* **WORK TO DO**: Repeat, exactly and only, the lines from the beginning of the data through the line with "plt.rcParams['font.family'] = ['Liberation". Pictures are left out.

* **STORED DATA**:
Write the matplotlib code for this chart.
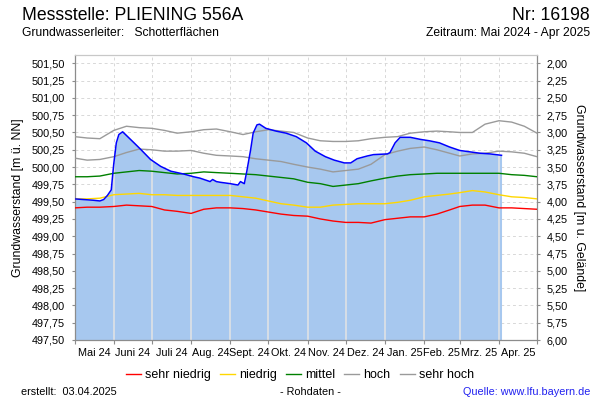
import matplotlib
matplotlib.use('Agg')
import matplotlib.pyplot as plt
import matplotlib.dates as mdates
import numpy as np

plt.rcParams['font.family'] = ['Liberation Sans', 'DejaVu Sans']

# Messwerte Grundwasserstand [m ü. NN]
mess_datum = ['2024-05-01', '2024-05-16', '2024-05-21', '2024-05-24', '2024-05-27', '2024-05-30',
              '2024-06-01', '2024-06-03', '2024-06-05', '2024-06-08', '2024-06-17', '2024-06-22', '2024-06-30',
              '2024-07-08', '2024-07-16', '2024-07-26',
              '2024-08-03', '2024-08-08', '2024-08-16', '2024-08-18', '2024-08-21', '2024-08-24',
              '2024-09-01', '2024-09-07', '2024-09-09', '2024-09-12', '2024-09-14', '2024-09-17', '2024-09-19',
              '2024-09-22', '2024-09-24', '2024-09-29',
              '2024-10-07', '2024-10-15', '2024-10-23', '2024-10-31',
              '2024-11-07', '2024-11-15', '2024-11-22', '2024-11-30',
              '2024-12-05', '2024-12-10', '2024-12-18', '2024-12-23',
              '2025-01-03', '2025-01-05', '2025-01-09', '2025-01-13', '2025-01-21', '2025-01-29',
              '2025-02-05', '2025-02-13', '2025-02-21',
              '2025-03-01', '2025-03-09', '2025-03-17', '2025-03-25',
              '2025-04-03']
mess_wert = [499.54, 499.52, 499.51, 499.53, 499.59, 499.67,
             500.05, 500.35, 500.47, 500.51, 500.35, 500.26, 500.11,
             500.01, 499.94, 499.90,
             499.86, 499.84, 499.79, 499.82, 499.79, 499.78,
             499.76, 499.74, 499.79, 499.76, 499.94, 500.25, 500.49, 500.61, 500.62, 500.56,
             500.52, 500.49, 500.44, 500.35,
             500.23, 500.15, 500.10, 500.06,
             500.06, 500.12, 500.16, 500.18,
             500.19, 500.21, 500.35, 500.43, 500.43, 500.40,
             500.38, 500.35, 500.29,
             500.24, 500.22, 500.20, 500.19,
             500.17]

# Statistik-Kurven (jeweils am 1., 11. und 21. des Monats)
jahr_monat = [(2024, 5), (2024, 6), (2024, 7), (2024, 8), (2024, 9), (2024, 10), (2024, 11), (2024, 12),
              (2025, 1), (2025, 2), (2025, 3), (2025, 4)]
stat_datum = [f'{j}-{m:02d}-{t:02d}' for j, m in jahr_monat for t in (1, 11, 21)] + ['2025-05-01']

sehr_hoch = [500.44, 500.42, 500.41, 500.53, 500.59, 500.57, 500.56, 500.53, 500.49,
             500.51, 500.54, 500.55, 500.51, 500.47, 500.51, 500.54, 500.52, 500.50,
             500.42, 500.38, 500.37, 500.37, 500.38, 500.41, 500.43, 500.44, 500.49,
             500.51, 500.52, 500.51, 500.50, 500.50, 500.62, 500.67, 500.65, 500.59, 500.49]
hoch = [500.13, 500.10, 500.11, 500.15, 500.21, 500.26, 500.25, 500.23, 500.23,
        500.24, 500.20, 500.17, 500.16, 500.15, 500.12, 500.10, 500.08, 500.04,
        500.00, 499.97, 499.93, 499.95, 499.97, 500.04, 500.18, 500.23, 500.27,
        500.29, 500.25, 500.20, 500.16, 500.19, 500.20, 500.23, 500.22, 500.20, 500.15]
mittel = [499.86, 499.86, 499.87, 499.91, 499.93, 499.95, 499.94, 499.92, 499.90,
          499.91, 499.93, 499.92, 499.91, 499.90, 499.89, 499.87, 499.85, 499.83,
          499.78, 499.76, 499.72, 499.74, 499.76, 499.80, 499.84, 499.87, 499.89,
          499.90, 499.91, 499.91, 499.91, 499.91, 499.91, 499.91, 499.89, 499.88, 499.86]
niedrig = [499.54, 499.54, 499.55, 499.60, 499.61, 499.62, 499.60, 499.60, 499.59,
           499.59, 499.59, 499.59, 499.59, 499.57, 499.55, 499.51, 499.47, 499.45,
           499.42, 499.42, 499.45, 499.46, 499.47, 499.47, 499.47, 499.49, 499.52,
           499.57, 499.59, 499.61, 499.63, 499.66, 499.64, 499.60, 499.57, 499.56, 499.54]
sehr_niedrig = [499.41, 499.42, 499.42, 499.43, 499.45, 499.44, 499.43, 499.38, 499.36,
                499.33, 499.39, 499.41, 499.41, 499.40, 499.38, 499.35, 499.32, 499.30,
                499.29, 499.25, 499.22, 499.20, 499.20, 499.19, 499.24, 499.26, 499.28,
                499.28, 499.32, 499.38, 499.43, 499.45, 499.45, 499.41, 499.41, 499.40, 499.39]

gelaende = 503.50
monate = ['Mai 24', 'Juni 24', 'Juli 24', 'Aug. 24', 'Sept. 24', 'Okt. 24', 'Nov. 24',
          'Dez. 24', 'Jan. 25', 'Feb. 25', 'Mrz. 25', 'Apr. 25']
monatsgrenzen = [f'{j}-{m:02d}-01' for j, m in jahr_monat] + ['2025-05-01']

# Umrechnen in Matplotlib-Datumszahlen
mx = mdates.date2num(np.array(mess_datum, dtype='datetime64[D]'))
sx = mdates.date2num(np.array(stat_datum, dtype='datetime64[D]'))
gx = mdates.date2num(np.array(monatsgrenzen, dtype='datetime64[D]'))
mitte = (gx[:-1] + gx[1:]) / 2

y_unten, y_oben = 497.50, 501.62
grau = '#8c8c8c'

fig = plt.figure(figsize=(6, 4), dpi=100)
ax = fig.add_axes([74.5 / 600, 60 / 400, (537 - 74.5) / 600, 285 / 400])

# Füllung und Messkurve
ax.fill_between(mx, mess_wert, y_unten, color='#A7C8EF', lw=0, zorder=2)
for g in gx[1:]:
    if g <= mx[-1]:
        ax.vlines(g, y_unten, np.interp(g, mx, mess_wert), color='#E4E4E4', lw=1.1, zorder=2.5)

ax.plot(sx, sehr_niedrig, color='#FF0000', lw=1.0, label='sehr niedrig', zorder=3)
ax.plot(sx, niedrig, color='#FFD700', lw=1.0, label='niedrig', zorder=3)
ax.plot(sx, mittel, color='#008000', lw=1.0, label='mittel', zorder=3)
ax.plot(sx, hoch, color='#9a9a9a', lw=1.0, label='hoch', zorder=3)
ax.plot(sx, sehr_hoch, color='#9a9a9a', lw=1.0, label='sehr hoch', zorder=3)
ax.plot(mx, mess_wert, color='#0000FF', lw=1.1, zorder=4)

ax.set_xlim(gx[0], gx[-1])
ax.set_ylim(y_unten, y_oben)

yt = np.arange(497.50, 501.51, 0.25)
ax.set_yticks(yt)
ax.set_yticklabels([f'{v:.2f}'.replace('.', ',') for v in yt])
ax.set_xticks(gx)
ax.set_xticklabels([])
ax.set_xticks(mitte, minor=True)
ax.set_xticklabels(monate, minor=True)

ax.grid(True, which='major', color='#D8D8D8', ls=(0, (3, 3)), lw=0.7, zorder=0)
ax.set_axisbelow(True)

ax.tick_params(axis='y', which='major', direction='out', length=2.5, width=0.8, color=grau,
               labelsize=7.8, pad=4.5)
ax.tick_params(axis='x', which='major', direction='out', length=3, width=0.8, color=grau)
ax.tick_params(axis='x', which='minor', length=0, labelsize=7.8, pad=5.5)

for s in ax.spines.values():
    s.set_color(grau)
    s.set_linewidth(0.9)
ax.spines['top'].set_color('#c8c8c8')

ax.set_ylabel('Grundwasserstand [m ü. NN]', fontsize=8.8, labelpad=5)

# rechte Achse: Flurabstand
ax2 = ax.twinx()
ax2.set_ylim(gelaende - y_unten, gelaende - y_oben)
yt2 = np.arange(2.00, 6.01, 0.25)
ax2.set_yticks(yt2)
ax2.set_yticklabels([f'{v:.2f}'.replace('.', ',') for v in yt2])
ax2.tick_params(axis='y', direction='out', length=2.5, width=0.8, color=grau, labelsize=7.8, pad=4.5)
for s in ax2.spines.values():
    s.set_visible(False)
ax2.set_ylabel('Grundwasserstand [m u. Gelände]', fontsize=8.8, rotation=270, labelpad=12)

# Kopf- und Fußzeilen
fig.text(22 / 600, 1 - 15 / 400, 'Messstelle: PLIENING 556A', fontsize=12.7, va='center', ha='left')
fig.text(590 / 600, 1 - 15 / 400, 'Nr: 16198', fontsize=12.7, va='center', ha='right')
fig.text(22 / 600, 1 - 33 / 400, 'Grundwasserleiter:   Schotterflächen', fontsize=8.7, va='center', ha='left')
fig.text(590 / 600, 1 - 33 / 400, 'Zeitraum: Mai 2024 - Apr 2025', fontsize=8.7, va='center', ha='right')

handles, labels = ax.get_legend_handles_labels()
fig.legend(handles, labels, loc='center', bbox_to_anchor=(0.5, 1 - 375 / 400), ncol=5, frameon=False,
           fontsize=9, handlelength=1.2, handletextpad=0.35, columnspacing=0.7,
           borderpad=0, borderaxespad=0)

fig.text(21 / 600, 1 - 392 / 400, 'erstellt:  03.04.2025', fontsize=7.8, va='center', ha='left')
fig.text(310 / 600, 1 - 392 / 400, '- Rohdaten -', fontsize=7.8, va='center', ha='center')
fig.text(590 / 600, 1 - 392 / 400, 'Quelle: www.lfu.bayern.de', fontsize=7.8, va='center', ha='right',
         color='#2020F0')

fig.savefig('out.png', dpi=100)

* **OUTPUT FOR THIS TASK**:
Write the matplotlib code for this chart.
import matplotlib
matplotlib.use('Agg')
import matplotlib.pyplot as plt
import matplotlib.dates as mdates
import numpy as np

plt.rcParams['font.family'] = ['Liberation Sans', 'DejaVu Sans']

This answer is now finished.